**Exercise directions**
Begin at the first line of the data and copy each line through the one containing "import matplotlib.pyplot as plt", that line included, with no pictures.

Source code of charts:
□ □ □ □ □ □ □
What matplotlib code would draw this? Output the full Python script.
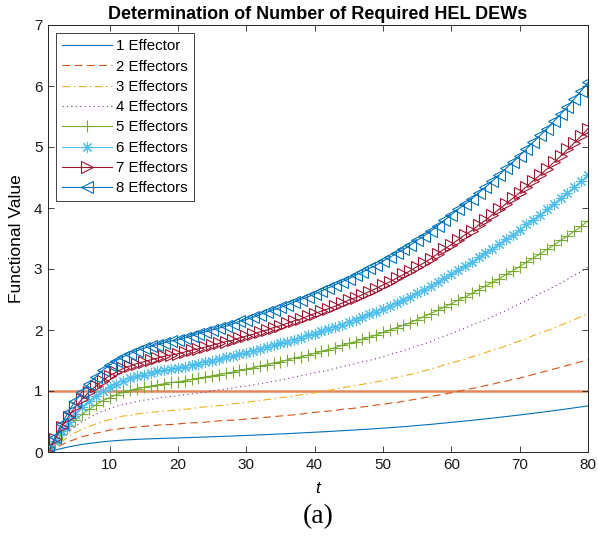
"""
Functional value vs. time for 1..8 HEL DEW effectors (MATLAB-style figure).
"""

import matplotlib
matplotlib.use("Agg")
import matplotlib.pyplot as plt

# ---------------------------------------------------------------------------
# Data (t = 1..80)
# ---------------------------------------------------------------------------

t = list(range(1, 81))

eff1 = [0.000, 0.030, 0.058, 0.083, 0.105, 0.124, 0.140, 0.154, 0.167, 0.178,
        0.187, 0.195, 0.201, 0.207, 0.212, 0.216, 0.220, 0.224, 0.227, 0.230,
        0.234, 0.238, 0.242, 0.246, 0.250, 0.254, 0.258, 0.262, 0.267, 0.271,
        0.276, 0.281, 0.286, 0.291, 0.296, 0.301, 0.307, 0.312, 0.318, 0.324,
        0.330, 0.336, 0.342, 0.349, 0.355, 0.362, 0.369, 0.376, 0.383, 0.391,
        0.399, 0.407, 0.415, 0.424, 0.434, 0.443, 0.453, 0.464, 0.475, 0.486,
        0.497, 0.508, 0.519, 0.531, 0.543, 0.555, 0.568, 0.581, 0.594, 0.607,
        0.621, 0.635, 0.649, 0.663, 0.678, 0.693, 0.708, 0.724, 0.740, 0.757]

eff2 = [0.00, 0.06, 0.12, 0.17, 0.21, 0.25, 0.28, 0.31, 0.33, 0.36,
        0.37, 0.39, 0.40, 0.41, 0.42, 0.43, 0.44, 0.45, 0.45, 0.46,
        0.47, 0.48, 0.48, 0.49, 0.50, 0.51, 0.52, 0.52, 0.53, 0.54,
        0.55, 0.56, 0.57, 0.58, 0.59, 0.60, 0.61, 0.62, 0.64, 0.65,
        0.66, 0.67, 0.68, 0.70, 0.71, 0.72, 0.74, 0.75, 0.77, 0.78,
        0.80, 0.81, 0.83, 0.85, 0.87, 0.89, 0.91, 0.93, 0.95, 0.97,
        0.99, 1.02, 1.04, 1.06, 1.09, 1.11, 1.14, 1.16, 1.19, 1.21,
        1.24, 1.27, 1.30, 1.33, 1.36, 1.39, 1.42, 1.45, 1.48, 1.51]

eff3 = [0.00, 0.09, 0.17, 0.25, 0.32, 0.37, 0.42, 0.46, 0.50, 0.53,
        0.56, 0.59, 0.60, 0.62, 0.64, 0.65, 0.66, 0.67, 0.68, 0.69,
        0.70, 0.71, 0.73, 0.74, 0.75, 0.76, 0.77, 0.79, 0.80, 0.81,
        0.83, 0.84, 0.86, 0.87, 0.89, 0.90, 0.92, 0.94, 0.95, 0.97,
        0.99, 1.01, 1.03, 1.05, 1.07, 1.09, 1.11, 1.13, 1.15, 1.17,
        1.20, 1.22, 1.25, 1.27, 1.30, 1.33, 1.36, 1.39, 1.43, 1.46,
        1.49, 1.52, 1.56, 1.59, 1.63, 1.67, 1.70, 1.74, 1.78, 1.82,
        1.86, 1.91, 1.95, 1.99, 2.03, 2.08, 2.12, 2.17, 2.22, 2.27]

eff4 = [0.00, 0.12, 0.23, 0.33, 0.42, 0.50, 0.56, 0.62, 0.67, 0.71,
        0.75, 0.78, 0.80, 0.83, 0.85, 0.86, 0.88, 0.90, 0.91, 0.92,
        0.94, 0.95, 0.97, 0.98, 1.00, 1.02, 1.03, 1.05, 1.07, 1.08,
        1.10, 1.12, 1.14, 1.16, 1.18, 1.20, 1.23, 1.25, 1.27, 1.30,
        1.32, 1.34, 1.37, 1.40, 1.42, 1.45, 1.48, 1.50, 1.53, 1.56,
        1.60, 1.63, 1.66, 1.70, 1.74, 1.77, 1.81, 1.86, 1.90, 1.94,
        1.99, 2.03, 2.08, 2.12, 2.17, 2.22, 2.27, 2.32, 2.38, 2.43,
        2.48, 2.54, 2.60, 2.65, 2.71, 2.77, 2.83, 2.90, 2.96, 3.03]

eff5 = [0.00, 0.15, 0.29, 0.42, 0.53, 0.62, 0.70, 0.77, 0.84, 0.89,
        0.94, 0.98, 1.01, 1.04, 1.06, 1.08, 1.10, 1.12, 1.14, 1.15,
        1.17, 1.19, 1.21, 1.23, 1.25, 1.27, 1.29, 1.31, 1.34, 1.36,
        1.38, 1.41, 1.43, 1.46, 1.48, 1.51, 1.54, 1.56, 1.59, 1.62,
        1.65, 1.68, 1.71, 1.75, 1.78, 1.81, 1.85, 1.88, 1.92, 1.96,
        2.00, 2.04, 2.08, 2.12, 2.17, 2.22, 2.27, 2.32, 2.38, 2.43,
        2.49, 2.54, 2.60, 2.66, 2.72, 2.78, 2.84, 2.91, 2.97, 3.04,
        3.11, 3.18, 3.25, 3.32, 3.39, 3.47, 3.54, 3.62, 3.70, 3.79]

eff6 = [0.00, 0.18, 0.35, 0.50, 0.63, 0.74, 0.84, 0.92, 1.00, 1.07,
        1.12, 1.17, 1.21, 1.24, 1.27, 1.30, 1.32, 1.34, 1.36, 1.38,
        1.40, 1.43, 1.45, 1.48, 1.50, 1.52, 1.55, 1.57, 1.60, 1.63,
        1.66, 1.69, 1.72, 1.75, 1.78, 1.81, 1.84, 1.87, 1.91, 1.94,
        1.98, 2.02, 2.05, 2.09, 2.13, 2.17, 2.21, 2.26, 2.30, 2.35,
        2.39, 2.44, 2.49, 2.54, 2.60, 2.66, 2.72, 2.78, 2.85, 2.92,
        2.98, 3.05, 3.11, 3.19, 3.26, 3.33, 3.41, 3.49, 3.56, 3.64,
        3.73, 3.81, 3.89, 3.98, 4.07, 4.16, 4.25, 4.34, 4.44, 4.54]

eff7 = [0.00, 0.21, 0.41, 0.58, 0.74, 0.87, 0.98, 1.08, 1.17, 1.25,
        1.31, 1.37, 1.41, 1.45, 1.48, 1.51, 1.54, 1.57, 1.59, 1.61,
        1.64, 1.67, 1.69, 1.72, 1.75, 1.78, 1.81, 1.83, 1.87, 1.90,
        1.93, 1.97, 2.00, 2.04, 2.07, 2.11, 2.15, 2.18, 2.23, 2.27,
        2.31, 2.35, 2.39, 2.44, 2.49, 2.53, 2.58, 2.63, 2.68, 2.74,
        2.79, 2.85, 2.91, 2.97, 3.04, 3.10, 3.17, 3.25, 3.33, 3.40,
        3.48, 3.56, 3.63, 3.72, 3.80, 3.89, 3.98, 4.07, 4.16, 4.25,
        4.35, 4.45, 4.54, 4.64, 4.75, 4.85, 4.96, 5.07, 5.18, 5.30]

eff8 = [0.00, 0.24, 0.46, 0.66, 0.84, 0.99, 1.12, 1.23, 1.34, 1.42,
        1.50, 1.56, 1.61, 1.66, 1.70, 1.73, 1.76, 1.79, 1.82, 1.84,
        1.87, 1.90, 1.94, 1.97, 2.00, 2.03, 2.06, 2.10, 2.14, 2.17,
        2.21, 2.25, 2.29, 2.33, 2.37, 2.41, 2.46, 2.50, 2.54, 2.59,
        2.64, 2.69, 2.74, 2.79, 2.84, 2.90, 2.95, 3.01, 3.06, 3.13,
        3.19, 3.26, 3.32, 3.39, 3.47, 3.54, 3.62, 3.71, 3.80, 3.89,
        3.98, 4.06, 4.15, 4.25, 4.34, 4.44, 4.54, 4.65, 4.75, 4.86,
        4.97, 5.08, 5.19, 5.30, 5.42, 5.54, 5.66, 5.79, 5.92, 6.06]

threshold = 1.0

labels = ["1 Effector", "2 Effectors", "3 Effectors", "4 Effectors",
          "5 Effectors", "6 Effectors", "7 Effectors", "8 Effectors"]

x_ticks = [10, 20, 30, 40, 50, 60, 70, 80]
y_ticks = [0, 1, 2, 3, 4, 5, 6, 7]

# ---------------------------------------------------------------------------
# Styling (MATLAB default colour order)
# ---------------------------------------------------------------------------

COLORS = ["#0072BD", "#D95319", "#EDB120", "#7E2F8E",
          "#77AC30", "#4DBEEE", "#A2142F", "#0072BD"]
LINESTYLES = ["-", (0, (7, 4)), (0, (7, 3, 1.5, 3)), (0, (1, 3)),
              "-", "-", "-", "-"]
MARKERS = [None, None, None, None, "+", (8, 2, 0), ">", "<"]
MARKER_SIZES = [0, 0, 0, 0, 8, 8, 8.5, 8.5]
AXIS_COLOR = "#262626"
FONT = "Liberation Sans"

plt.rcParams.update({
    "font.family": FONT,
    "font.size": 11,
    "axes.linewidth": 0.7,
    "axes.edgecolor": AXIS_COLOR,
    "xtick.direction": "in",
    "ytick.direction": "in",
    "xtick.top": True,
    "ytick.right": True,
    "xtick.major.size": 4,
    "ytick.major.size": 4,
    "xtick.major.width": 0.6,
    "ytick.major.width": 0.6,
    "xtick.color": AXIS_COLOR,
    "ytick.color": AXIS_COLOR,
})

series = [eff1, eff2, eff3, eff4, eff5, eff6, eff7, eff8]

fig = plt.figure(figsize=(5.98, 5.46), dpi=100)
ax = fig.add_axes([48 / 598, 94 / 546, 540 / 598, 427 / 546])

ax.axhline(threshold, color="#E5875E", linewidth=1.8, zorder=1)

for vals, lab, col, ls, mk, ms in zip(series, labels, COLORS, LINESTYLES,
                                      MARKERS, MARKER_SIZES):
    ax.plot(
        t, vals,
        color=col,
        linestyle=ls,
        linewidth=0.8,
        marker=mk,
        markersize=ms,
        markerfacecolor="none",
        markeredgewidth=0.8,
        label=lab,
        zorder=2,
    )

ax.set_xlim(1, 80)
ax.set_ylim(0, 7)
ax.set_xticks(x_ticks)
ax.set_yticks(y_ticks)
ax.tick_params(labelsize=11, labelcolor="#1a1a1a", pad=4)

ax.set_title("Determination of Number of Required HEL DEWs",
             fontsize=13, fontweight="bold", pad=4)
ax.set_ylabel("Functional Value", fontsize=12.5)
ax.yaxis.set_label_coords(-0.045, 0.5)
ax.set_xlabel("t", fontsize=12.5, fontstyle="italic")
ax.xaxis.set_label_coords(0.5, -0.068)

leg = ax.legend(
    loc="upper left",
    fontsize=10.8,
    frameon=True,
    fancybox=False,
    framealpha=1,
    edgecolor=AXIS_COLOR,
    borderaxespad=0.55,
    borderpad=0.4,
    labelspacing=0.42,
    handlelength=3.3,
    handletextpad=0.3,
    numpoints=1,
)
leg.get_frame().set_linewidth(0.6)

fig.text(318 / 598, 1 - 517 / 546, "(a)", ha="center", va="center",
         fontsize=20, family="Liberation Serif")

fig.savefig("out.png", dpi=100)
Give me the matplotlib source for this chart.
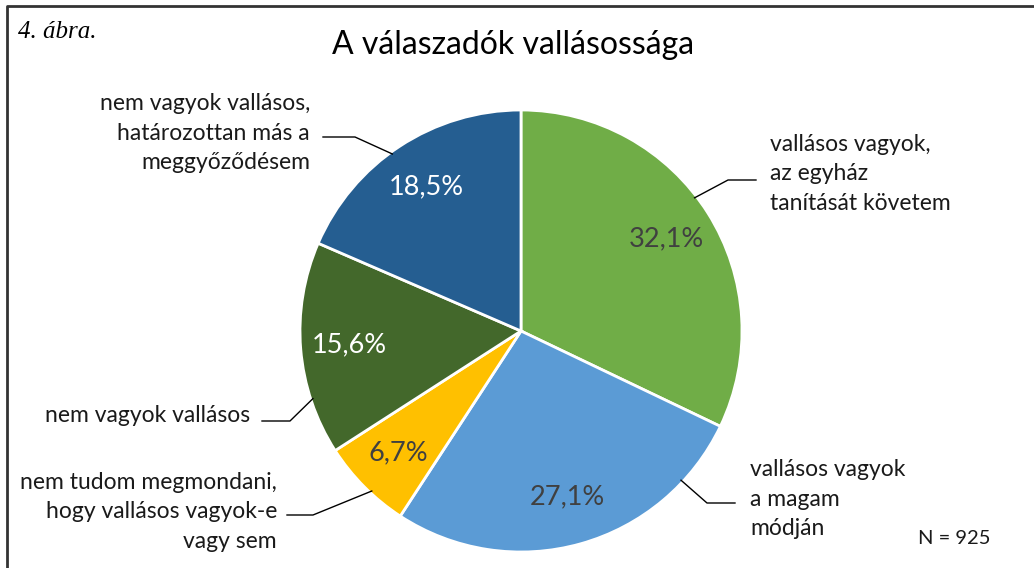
□ □ □ □ □ □ □
**Result**
What matplotlib code would draw this? Output the full Python script.
"""
Functional value vs. time for 1..8 HEL DEW effectors (MATLAB-style figure).
"""

import matplotlib
matplotlib.use("Agg")
import matplotlib.pyplot as plt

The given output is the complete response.